What is expected :: Transcribe the whole listing without a single picture.
:: Raw data ::
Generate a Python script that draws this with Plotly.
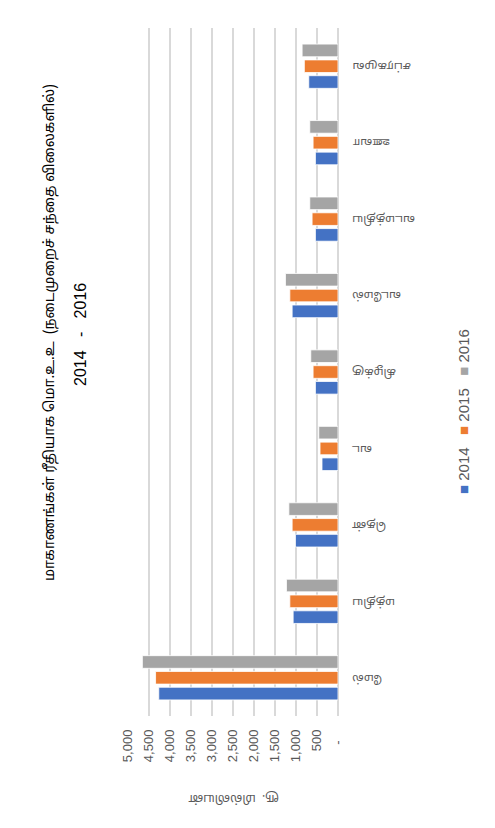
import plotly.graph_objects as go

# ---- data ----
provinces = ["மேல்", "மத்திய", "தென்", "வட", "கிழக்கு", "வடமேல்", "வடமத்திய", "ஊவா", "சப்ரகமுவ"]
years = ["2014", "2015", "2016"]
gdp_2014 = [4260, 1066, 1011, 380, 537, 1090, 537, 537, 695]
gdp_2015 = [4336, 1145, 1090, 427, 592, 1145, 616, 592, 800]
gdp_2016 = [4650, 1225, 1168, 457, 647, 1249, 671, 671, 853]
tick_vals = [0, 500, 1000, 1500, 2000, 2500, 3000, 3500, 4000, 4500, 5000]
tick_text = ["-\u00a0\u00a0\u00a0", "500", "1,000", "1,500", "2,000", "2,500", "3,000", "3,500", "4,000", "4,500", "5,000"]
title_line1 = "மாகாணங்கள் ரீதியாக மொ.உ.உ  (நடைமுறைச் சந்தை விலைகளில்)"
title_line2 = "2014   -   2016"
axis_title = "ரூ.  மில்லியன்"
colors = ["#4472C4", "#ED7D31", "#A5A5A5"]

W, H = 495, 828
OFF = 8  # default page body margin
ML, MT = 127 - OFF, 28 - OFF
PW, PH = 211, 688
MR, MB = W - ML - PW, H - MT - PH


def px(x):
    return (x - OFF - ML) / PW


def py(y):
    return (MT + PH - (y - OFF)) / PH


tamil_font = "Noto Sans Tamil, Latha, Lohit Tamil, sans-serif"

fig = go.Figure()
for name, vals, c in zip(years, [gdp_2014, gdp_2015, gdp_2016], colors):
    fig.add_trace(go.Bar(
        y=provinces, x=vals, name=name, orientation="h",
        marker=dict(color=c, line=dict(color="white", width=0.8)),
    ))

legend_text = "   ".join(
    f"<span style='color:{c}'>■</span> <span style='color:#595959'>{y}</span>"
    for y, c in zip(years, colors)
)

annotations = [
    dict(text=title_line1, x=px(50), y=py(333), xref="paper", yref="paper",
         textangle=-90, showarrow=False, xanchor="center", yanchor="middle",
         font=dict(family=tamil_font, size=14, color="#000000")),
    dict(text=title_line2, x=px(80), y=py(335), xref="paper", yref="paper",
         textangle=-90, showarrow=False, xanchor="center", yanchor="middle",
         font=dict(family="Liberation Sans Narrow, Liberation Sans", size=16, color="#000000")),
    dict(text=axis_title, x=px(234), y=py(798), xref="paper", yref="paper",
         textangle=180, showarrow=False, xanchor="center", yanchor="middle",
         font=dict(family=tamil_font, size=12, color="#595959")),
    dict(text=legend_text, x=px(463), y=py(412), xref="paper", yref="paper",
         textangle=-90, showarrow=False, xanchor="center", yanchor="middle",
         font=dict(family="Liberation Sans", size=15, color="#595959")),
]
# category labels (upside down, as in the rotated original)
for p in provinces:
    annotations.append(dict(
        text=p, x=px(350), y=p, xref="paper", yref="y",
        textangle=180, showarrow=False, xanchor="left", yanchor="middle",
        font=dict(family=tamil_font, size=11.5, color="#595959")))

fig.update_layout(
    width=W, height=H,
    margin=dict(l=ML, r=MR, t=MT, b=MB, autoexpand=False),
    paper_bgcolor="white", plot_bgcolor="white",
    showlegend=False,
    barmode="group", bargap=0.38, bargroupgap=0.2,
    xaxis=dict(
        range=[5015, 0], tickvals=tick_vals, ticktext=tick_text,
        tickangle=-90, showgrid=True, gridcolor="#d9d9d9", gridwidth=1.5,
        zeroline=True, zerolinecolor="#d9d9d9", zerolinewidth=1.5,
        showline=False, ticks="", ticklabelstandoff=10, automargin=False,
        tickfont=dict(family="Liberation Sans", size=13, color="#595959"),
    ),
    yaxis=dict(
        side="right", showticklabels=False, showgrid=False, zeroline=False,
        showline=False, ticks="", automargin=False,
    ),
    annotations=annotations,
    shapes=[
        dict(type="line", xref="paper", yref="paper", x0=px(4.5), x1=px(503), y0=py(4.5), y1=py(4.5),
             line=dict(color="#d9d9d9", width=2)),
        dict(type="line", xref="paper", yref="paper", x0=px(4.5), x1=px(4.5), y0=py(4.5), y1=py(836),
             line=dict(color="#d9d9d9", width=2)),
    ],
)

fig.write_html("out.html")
:::
Task result ::
Generate a Python script that draws this with Plotly.
import plotly.graph_objects as go

# ---- data ----
provinces = ["மேல்", "மத்திய", "தென்", "வட", "கிழக்கு", "வடமேல்", "வடமத்திய", "ஊவா", "சப்ரகமுவ"]
years = ["2014", "2015", "2016"]
gdp_2014 = [4260, 1066, 1011, 380, 537, 1090, 537, 537, 695]
gdp_2015 = [4336, 1145, 1090, 427, 592, 1145, 616, 592, 800]
gdp_2016 = [4650, 1225, 1168, 457, 647, 1249, 671, 671, 853]
tick_vals = [0, 500, 1000, 1500, 2000, 2500, 3000, 3500, 4000, 4500, 5000]
tick_text = ["-\u00a0\u00a0\u00a0", "500", "1,000", "1,500", "2,000", "2,500", "3,000", "3,500", "4,000", "4,500", "5,000"]
title_line1 = "மாகாணங்கள் ரீதியாக மொ.உ.உ  (நடைமுறைச் சந்தை விலைகளில்)"
title_line2 = "2014   -   2016"
axis_title = "ரூ.  மில்லியன்"
colors = ["#4472C4", "#ED7D31", "#A5A5A5"]

W, H = 495, 828
OFF = 8  # default page body margin
ML, MT = 127 - OFF, 28 - OFF
PW, PH = 211, 688
MR, MB = W - ML - PW, H - MT - PH


def px(x):
    return (x - OFF - ML) / PW


def py(y):
    return (MT + PH - (y - OFF)) / PH


tamil_font = "Noto Sans Tamil, Latha, Lohit Tamil, sans-serif"

fig = go.Figure()
for name, vals, c in zip(years, [gdp_2014, gdp_2015, gdp_2016], colors):
    fig.add_trace(go.Bar(
        y=provinces, x=vals, name=name, orientation="h",
        marker=dict(color=c, line=dict(color="white", width=0.8)),
    ))

legend_text = "   ".join(
    f"<span style='color:{c}'>■</span> <span style='color:#595959'>{y}</span>"
    for y, c in zip(years, colors)
)

annotations = [
    dict(text=title_line1, x=px(50), y=py(333), xref="paper", yref="paper",
         textangle=-90, showarrow=False, xanchor="center", yanchor="middle",
         font=dict(family=tamil_font, size=14, color="#000000")),
    dict(text=title_line2, x=px(80), y=py(335), xref="paper", yref="paper",
         textangle=-90, showarrow=False, xanchor="center", yanchor="middle",
         font=dict(family="Liberation Sans Narrow, Liberation Sans", size=16, color="#000000")),
    dict(text=axis_title, x=px(234), y=py(798), xref="paper", yref="paper",
         textangle=180, showarrow=False, xanchor="center", yanchor="middle",
         font=dict(family=tamil_font, size=12, color="#595959")),
    dict(text=legend_text, x=px(463), y=py(412), xref="paper", yref="paper",
         textangle=-90, showarrow=False, xanchor="center", yanchor="middle",
         font=dict(family="Liberation Sans", size=15, color="#595959")),
]
# category labels (upside down, as in the rotated original)
for p in provinces:
    annotations.append(dict(
        text=p, x=px(350), y=p, xref="paper", yref="y",
        textangle=180, showarrow=False, xanchor="left", yanchor="middle",
        font=dict(family=tamil_font, size=11.5, color="#595959")))

fig.update_layout(
    width=W, height=H,
    margin=dict(l=ML, r=MR, t=MT, b=MB, autoexpand=False),
    paper_bgcolor="white", plot_bgcolor="white",
    showlegend=False,
    barmode="group", bargap=0.38, bargroupgap=0.2,
    xaxis=dict(
        range=[5015, 0], tickvals=tick_vals, ticktext=tick_text,
        tickangle=-90, showgrid=True, gridcolor="#d9d9d9", gridwidth=1.5,
        zeroline=True, zerolinecolor="#d9d9d9", zerolinewidth=1.5,
        showline=False, ticks="", ticklabelstandoff=10, automargin=False,
        tickfont=dict(family="Liberation Sans", size=13, color="#595959"),
    ),
    yaxis=dict(
        side="right", showticklabels=False, showgrid=False, zeroline=False,
        showline=False, ticks="", automargin=False,
    ),
    annotations=annotations,
    shapes=[
        dict(type="line", xref="paper", yref="paper", x0=px(4.5), x1=px(503), y0=py(4.5), y1=py(4.5),
             line=dict(color="#d9d9d9", width=2)),
        dict(type="line", xref="paper", yref="paper", x0=px(4.5), x1=px(4.5), y0=py(4.5), y1=py(836),
             line=dict(color="#d9d9d9", width=2)),
    ],
)

fig.write_html("out.html")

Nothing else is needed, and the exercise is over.